**Required work:**
Would you print the material exactly, starting at its first line and ending at the line holding "const yMinor = d3.range(1.0, 1.5001, 0.02).map(v"?

(Data records)
** start **
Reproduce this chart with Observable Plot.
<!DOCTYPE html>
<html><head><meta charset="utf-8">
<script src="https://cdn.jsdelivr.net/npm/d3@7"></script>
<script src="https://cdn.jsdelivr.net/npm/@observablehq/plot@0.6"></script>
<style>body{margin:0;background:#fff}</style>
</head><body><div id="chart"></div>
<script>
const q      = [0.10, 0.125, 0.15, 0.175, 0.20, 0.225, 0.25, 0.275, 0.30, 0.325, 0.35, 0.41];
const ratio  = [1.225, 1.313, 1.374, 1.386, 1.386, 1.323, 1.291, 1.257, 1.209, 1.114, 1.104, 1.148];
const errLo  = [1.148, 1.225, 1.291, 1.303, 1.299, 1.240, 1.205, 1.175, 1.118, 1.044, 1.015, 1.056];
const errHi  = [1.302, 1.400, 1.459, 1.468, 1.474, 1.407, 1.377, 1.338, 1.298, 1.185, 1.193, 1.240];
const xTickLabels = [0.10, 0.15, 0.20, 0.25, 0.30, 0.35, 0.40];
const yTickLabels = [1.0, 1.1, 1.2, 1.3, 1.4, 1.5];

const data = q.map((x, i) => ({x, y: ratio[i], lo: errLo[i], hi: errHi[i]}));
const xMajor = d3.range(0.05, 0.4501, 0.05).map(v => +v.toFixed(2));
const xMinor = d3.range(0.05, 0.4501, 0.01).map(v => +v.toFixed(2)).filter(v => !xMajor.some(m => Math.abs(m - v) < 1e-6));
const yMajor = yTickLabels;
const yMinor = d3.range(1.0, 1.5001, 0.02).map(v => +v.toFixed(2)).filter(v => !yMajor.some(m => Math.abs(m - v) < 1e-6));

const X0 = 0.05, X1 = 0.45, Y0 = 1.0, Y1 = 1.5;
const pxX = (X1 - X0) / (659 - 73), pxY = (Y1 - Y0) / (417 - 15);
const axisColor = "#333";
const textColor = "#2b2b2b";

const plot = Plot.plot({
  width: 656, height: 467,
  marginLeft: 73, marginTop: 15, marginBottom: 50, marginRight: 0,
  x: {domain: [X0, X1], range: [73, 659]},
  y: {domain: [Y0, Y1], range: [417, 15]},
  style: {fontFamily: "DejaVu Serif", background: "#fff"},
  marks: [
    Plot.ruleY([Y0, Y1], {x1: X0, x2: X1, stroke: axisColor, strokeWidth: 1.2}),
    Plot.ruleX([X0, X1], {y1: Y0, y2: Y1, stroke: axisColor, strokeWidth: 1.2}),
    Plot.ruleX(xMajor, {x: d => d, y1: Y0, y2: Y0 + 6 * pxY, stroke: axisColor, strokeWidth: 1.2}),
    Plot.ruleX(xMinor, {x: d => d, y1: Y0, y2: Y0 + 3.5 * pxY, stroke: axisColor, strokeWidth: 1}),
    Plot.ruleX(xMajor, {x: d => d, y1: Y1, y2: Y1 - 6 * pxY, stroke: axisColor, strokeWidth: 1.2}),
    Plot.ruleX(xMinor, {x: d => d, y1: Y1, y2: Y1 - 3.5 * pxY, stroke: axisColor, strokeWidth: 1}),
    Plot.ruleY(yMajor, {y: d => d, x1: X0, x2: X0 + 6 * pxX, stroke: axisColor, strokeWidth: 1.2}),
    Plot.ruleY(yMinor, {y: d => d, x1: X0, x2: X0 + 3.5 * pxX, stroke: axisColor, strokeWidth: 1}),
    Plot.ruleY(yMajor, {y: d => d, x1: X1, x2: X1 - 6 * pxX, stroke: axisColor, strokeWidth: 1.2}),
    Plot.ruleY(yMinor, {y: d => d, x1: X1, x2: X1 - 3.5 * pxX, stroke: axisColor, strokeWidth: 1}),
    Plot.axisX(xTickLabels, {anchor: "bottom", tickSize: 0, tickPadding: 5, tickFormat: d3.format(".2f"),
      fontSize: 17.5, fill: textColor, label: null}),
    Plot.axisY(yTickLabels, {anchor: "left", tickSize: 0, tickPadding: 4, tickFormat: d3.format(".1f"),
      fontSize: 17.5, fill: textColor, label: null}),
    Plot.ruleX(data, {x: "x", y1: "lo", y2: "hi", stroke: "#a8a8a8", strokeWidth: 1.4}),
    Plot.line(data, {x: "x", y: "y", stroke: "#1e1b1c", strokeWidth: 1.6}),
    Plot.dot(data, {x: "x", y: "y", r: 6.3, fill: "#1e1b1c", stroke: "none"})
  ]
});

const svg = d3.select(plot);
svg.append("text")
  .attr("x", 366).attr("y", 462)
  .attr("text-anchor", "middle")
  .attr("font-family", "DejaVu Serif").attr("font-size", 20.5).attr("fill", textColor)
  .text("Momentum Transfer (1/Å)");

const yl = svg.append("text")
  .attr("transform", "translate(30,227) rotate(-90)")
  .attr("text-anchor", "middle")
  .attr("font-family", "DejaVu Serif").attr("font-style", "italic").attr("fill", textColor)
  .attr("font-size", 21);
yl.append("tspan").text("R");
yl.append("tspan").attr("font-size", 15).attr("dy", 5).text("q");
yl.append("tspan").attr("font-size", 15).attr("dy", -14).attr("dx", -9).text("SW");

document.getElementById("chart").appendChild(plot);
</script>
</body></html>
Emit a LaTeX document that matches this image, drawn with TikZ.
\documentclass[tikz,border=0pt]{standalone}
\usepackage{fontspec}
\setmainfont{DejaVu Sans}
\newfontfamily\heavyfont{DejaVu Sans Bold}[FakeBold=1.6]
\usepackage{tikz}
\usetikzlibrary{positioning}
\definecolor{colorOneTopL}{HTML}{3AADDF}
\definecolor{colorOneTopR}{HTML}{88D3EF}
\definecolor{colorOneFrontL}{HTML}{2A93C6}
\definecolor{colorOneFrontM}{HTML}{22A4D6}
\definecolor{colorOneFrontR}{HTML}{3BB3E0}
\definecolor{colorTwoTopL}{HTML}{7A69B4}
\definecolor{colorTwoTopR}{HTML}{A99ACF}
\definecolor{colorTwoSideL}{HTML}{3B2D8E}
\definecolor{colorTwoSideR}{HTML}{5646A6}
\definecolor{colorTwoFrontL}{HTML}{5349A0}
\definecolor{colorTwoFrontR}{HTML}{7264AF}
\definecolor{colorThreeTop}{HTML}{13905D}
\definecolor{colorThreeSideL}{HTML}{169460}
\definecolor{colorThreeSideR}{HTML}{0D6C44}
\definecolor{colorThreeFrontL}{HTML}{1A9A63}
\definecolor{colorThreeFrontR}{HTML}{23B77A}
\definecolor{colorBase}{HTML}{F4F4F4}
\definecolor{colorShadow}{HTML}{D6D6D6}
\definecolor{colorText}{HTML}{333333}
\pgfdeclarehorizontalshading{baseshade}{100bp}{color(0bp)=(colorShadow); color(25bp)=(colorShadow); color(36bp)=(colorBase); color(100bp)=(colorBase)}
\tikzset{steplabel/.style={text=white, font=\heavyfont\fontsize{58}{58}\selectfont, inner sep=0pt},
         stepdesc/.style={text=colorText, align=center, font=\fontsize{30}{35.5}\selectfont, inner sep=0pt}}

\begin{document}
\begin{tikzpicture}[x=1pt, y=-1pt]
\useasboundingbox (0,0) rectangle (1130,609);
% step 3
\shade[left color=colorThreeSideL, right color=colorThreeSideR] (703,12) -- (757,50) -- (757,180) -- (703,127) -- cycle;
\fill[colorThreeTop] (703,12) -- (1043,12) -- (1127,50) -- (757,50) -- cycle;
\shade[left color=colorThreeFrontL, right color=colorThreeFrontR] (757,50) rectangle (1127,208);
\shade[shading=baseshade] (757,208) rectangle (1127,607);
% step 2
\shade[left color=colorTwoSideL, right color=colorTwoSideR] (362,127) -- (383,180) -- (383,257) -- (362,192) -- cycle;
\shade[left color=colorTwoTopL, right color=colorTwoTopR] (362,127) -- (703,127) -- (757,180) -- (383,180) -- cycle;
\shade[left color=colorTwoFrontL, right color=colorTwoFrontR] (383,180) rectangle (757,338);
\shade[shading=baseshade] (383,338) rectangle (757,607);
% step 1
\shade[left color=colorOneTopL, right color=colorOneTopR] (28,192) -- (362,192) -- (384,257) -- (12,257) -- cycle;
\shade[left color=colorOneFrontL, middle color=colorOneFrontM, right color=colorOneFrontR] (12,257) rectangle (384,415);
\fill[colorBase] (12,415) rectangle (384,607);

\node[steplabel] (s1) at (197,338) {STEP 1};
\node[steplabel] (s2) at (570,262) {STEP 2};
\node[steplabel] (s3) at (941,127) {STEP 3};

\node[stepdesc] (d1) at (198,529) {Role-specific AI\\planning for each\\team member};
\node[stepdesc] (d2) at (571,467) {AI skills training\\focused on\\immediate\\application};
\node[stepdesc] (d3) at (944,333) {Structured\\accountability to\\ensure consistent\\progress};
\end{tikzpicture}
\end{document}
** end **
**Answer to this exercise:**
Reproduce this chart with Observable Plot.
<!DOCTYPE html>
<html><head><meta charset="utf-8">
<script src="https://cdn.jsdelivr.net/npm/d3@7"></script>
<script src="https://cdn.jsdelivr.net/npm/@observablehq/plot@0.6"></script>
<style>body{margin:0;background:#fff}</style>
</head><body><div id="chart"></div>
<script>
const q      = [0.10, 0.125, 0.15, 0.175, 0.20, 0.225, 0.25, 0.275, 0.30, 0.325, 0.35, 0.41];
const ratio  = [1.225, 1.313, 1.374, 1.386, 1.386, 1.323, 1.291, 1.257, 1.209, 1.114, 1.104, 1.148];
const errLo  = [1.148, 1.225, 1.291, 1.303, 1.299, 1.240, 1.205, 1.175, 1.118, 1.044, 1.015, 1.056];
const errHi  = [1.302, 1.400, 1.459, 1.468, 1.474, 1.407, 1.377, 1.338, 1.298, 1.185, 1.193, 1.240];
const xTickLabels = [0.10, 0.15, 0.20, 0.25, 0.30, 0.35, 0.40];
const yTickLabels = [1.0, 1.1, 1.2, 1.3, 1.4, 1.5];

const data = q.map((x, i) => ({x, y: ratio[i], lo: errLo[i], hi: errHi[i]}));
const xMajor = d3.range(0.05, 0.4501, 0.05).map(v => +v.toFixed(2));
const xMinor = d3.range(0.05, 0.4501, 0.01).map(v => +v.toFixed(2)).filter(v => !xMajor.some(m => Math.abs(m - v) < 1e-6));
const yMajor = yTickLabels;
const yMinor = d3.range(1.0, 1.5001, 0.02).map(v => +v.toFixed(2)).filter(v => !yMajor.some(m => Math.abs(m - v) < 1e-6));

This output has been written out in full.